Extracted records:

▽

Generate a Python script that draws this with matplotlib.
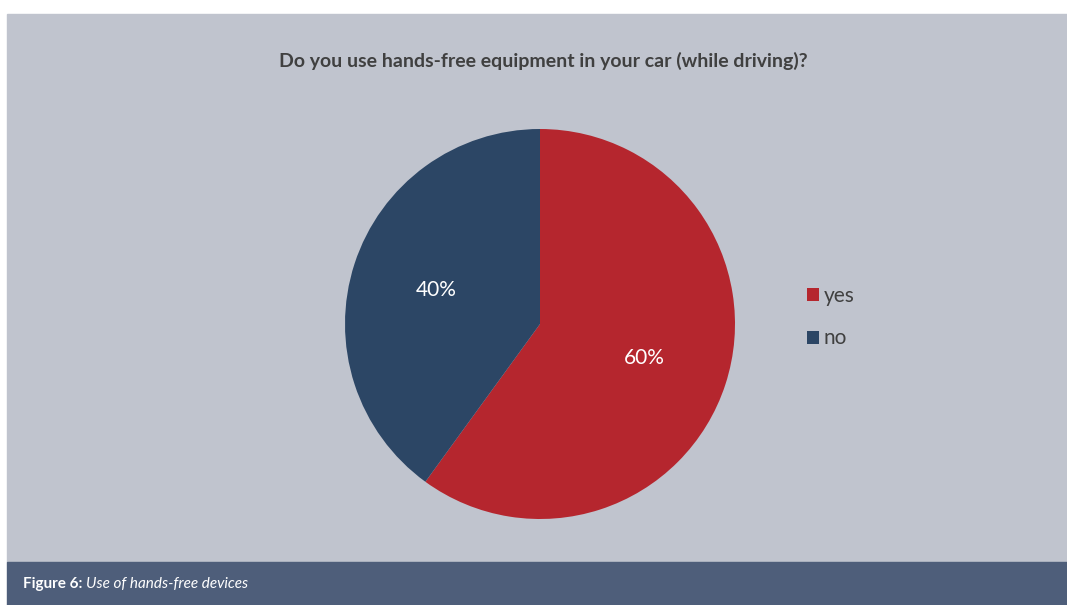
import matplotlib
matplotlib.use('Agg')
import matplotlib.pyplot as plt
from matplotlib.patches import Rectangle

plt.rcParams['font.family'] = ['Lato', 'DejaVu Sans']

# survey answers
labels = ['yes', 'no']
shares = [60, 40]
colors = ['#b5262e', '#2c4665']

title = 'Do you use hands-free equipment in your car (while driving)?'
fig_no = 'Figure 6:'
fig_caption = 'Use of hands-free devices'

W, H = 1067, 605
fig = plt.figure(figsize=(W / 100, H / 100), dpi=100)
fig.patch.set_facecolor('white')

# panel background and caption band
fig.patches.append(Rectangle((7 / W, 43 / H), 1 - 7 / W, 548 / H,
                             transform=fig.transFigure, color='#c0c4ce', zorder=-2))
fig.patches.append(Rectangle((7 / W, 0), 1 - 7 / W, 43 / H,
                             transform=fig.transFigure, color='#4e5e7a', zorder=-2))

ax = fig.add_axes([345 / W, 86 / H, 390 / W, 390 / H])
ax.set_zorder(1)
wedges, texts, autotexts = ax.pie(shares, colors=colors, startangle=90, counterclock=False,
                                  autopct='%d%%', pctdistance=0.56,
                                  textprops=dict(color='white', fontsize=15))
ax.set_xlim(-1, 1)
ax.set_ylim(-1, 1)

fig.text(543 / W, 1 - 61 / H, title, ha='center', va='center',
         fontsize=14, fontweight='bold', color='#404040')

fig.legend(wedges, labels, loc='center left', bbox_to_anchor=(788 / W, 1 - 317 / H),
           frameon=False, fontsize=15, handlelength=0.6, handleheight=0.6,
           handletextpad=0.2, labelspacing=1.1, labelcolor='#404040')

t1 = fig.text(23 / W, 21 / H, fig_no, ha='left', va='center',
              fontsize=11, fontweight='bold', color='white')
fig.canvas.draw()
bb = t1.get_window_extent()
fig.text((bb.x1 + 4) / W, 21 / H, fig_caption, ha='left', va='center',
         fontsize=11, style='italic', color='white')

fig.savefig('out.png', dpi=100)
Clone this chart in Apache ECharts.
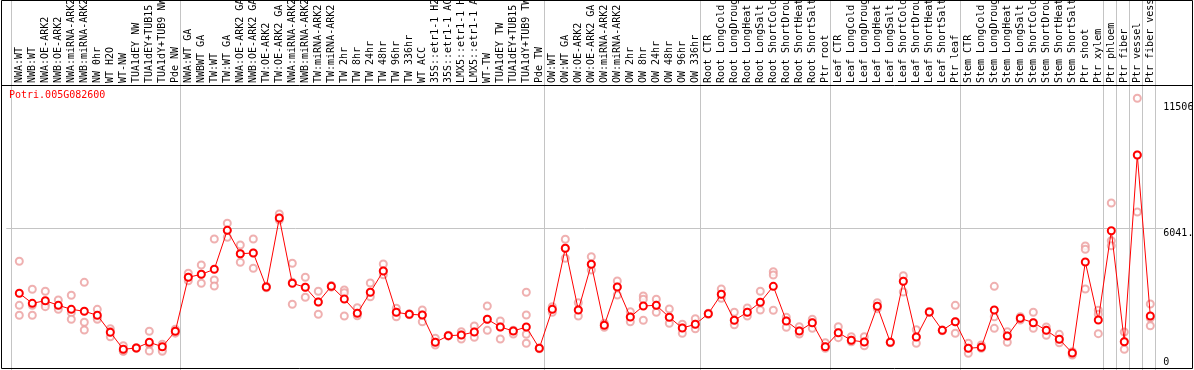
<!DOCTYPE html>
<html>
<head>
<meta charset="utf-8">
<script src="https://cdn.jsdelivr.net/npm/echarts@6/dist/echarts.min.js"></script>
<style>
html, body { margin: 0; padding: 0; background: #fff; }
#chart { width: 1194px; height: 370px; }
</style>
</head>
<body>
<div id="chart"></div>
<script>
const geneId = 'Potri.005G082600';

const categories = [
  'NWA:WT', 'NWB:WT', 'NWA:OE-ARK2', 'NWB:OE-ARK2', 'NWA:miRNA-ARK2', 'NWB:miRNA-ARK2', 'NW 0hr', 'WT H2O', 'WT-NW',
  'TUA1dEY NW', 'TUA1dEY+TUB15 NW', 'TUA1dY+TUB9 NW', 'Pde NW',
  'NWA:WT GA', 'NWBWT GA', 'TW:WT', 'TW:WT GA', 'NWA:OE-ARK2 GA', 'NWB:OE-ARK2 GA', 'TW:OE-ARK2', 'TW:OE-ARK2 GA',
  'NWA:miRNA-ARK2', 'NWB:miRNA-ARK2', 'TW:miRNA-ARK2', 'TW:miRNA-ARK2', 'TW 2hr', 'TW 8hr', 'TW 24hr', 'TW 48hr',
  'TW 96hr', 'TW 336hr', 'WT ACC', '35S::etr1-1 H2O', '35S::etr1-1 ACC', 'LMX5::etr1-1 H2O', 'LMX5::etr1-1 ACC',
  'WT-TW', 'TUA1dEY TW', 'TUA1dEY+TUB15 TW', 'TUA1dY+TUB9 TW', 'Pde TW',
  'OW:WT', 'OW:WT GA', 'OW:OE-ARK2', 'OW:OE-ARK2 GA', 'OW:miRNA-ARK2', 'OW:miRNA-ARK2', 'OW 2hr', 'OW 8hr',
  'OW 24hr', 'OW 48hr', 'OW 96hr', 'OW 336hr',
  'Root CTR', 'Root LongCold', 'Root LongDrought', 'Root LongHeat', 'Root LongSalt', 'Root ShortCold',
  'Root ShortDrought', 'Root ShortHeat', 'Root ShortSalt', 'Ptr root',
  'Leaf CTR', 'Leaf LongCold', 'Leaf LongDrought', 'Leaf LongHeat', 'Leaf LongSalt', 'Leaf ShortCold',
  'Leaf ShortDrought', 'Leaf ShortHeat', 'Leaf ShortSalt', 'Ptr leaf',
  'Stem CTR', 'Stem LongCold', 'Stem LongDrought', 'Stem LongHeat', 'Stem LongSalt', 'Stem ShortCold',
  'Stem ShortDrought', 'Stem ShortHeat', 'Stem ShortSalt', 'Ptr shoot', 'Ptr xylem',
  'Ptr phloem', 'Ptr fiber', 'Ptr vessel', 'Ptr fiber vessel'
];

// index of the last sample in each group (a grey rule follows it); -1 = rule before the first one
const groupEnds = [-1, 12, 40, 52, 62, 72, 83, 84, 85, 86, 87];

// mean expression per sample
const means = [
  3213, 2778, 2891, 2691, 2517, 2431, 2257, 1517, 778, 835, 1083, 891, 1561,
  3909, 4039, 4257, 5952, 4935, 4965, 3487, 6487, 3648, 3474, 2835, 3517, 2965, 2344, 3257, 4183,
  2387, 2300, 2270, 1083, 1370, 1400, 1530, 2083, 1748, 1574, 1748, 822,
  2517, 5170, 2487, 4474, 1822, 3487, 2183, 2661, 2691, 2170, 1704, 1865,
  2326, 3170, 2039, 2387, 2822, 3517, 2009, 1574, 1935, 891,
  1500, 1170, 1096, 2648, 1083, 3735, 1313, 2400, 1604, 1978,
  822, 865, 2487, 1357, 2126, 1935, 1604, 1213, 617, 4574, 2052,
  5935, 1109, 9226, 2226
];

// individual replicates per sample
const replicates = [
  [4605, 2691, 2257], [3387, 2690, 2257], [3300, 2742, 2631], [2922, 2634, 2517], [3126, 2370, 2083],
  [3691, 1952, 1617], [2517, 2171, 2083], [1674, 1551, 1326], [935, 695, 704], [850, 835, 820],
  [1561, 984, 704], [996, 760, 690], [1650, 1561, 1480],
  [4083, 3909, 3761], [4444, 4039, 3648], [5574, 3791, 3531], [6257, 5952, 5648], [5313, 4935, 4561],
  [5574, 4965, 4300], [3520, 3487, 3450], [6661, 6487, 6400], [4518, 3690, 2735], [3909, 3474, 3039],
  [3300, 2835, 2300], [3550, 3517, 3480], [3357, 3239, 2226], [2587, 2344, 2239], [3661, 3257, 3065],
  [4487, 4183, 4022], [2561, 2387, 2196], [2320, 2300, 2280], [2487, 2270, 1978], [1257, 1083, 965],
  [1390, 1370, 1350], [1544, 1400, 1226], [1791, 1530, 1300], [2661, 2083, 1604], [2009, 1748, 1226],
  [1610, 1574, 1444], [3257, 2270, 1435, 1039], [840, 822, 800],
  [2631, 2517, 2387], [5561, 5170, 4735], [2804, 2487, 2226], [4805, 4474, 4226], [1909, 1822, 1735],
  [3748, 3487, 3139], [2413, 2183, 1978], [3096, 2952, 2039], [2952, 2691, 2387], [2531, 2170, 1909],
  [1865, 1704, 1474], [2109, 1865, 1674],
  [2350, 2326, 2300], [3400, 3170, 2996], [2387, 2039, 1848], [2574, 2387, 2226], [3300, 2822, 2487],
  [4152, 4009, 2474], [2170, 2009, 1735], [1761, 1574, 1444], [2083, 1935, 1691], [1065, 891, 822],
  [1761, 1500, 1283], [1326, 1170, 1109], [1326, 1096, 935], [2804, 2648, 2544], [1100, 1083, 1060],
  [3978, 3735, 3270], [1630, 1313, 1039], [2420, 2400, 2380], [1620, 1604, 1580], [2691, 1978, 1474],
  [1039, 822, 604], [965, 865, 822], [3517, 2196, 1691], [1544, 1357, 1083], [2196, 2126, 2052],
  [2387, 1935, 1691], [1748, 1604, 1387], [1430, 1213, 1065], [674, 617, 530], [5270, 5126, 3400],
  [2474, 2300, 1457],
  [7139, 5500, 5283], [1530, 1109, 778], [11692, 9226, 6748], [2748, 2139, 1804]
];

const yTicks = [0, 6041.5, 11506];
const refLine = 6041.5;

const FONT = 'DejaVu Sans Mono';
const gridPos = { left: 6.3, right: 30.7 };
const yMax = 12270;

const chart = echarts.init(document.getElementById('chart'), null, { renderer: 'canvas' });

const repPoints = [];
replicates.forEach((vals, i) => vals.forEach(v => repPoints.push([i, v])));

const labelStyle = { fontFamily: FONT, fontSize: 10, color: '#000' };

chart.setOption({
  animation: false,
  title: {
    text: geneId, left: 9, top: 90, padding: 0,
    textStyle: { fontFamily: FONT, fontSize: 10, fontWeight: 'normal', color: '#ff0000' }
  },
  grid: [
    { ...gridPos, top: 85, bottom: 2.8, outerBoundsMode: 'none' },
    { ...gridPos, top: 0, bottom: 0, outerBoundsMode: 'none' }
  ],
  xAxis: [
    {
      type: 'value', gridIndex: 0, position: 'top', min: -1, max: categories.length, interval: 1,
      axisLine: { show: false }, axisTick: { show: false }, splitLine: { show: false },
      axisLabel: {
        ...labelStyle, rotate: 90, margin: 2, showMinLabel: true, showMaxLabel: true,
        formatter: v => categories[v] || ''
      }
    },
    { type: 'value', gridIndex: 1, min: -1, max: categories.length, show: false }
  ],
  yAxis: [
    {
      type: 'value', gridIndex: 0, position: 'right', min: 0, max: yMax,
      axisLine: { show: false }, axisTick: { show: false }, splitLine: { show: false },
      axisLabel: { ...labelStyle, margin: 0, verticalAlign: 'top', customValues: yTicks.slice(1), formatter: v => String(v) }
    },
    {
      type: 'value', gridIndex: 0, position: 'right', min: 0, max: yMax,
      axisLine: { show: false }, axisTick: { show: false }, splitLine: { show: false },
      axisLabel: { ...labelStyle, margin: 0, verticalAlign: 'bottom', customValues: yTicks.slice(0, 1), formatter: v => String(v) }
    },
    { type: 'value', gridIndex: 1, min: 0, max: 1, show: false }
  ],
  graphic: [
    { type: 'rect', silent: true, z: 100, shape: { x: 1.5, y: 0.5, width: 1191, height: 368 },
      style: { fill: 'transparent', stroke: '#000', lineWidth: 1 } },
    { type: 'line', silent: true, z: 100, shape: { x1: 1.5, y1: 85.5, x2: 1192.5, y2: 85.5 },
      style: { stroke: '#000', lineWidth: 1 } }
  ],
  series: [
    {
      // group separators, full height
      type: 'line', xAxisIndex: 1, yAxisIndex: 2, data: [], silent: true,
      markLine: {
        silent: true, symbol: 'none', label: { show: false },
        lineStyle: { color: '#c4c4c4', width: 1, type: 'solid' },
        data: groupEnds.map(k => ({ xAxis: k + 0.38 }))
      }
    },
    {
      type: 'scatter', xAxisIndex: 0, yAxisIndex: 0, data: repPoints,
      symbol: 'emptyCircle', symbolSize: 7,
      itemStyle: { color: '#eb9c9c', borderWidth: 1.2 },
      markLine: {
        silent: true, symbol: 'none', label: { show: false },
        lineStyle: { color: '#c4c4c4', width: 1, type: 'solid' },
        data: [{ yAxis: refLine }]
      }
    },
    {
      type: 'line', xAxisIndex: 0, yAxisIndex: 0, data: means.map((v, i) => [i, v]),
      symbol: 'emptyCircle', symbolSize: 7, z: 5,
      lineStyle: { color: '#ff0000', width: 1 },
      itemStyle: { color: '#ff0000', borderWidth: 1.6 }
    }
  ]
});
</script>
</body>
</html>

△

WRITTEN EXERCISE:
Repeat only the lines between the start of the data and the line with "transform=fig.transFigure, color='#4e5e7a', zorder=-2))", including those two lines, and skip the pictures.

ANSWER TO THIS PROBLEM:
Generate a Python script that draws this with matplotlib.
import matplotlib
matplotlib.use('Agg')
import matplotlib.pyplot as plt
from matplotlib.patches import Rectangle

plt.rcParams['font.family'] = ['Lato', 'DejaVu Sans']

# survey answers
labels = ['yes', 'no']
shares = [60, 40]
colors = ['#b5262e', '#2c4665']

title = 'Do you use hands-free equipment in your car (while driving)?'
fig_no = 'Figure 6:'
fig_caption = 'Use of hands-free devices'

W, H = 1067, 605
fig = plt.figure(figsize=(W / 100, H / 100), dpi=100)
fig.patch.set_facecolor('white')

# panel background and caption band
fig.patches.append(Rectangle((7 / W, 43 / H), 1 - 7 / W, 548 / H,
                             transform=fig.transFigure, color='#c0c4ce', zorder=-2))
fig.patches.append(Rectangle((7 / W, 0), 1 - 7 / W, 43 / H,
                             transform=fig.transFigure, color='#4e5e7a', zorder=-2))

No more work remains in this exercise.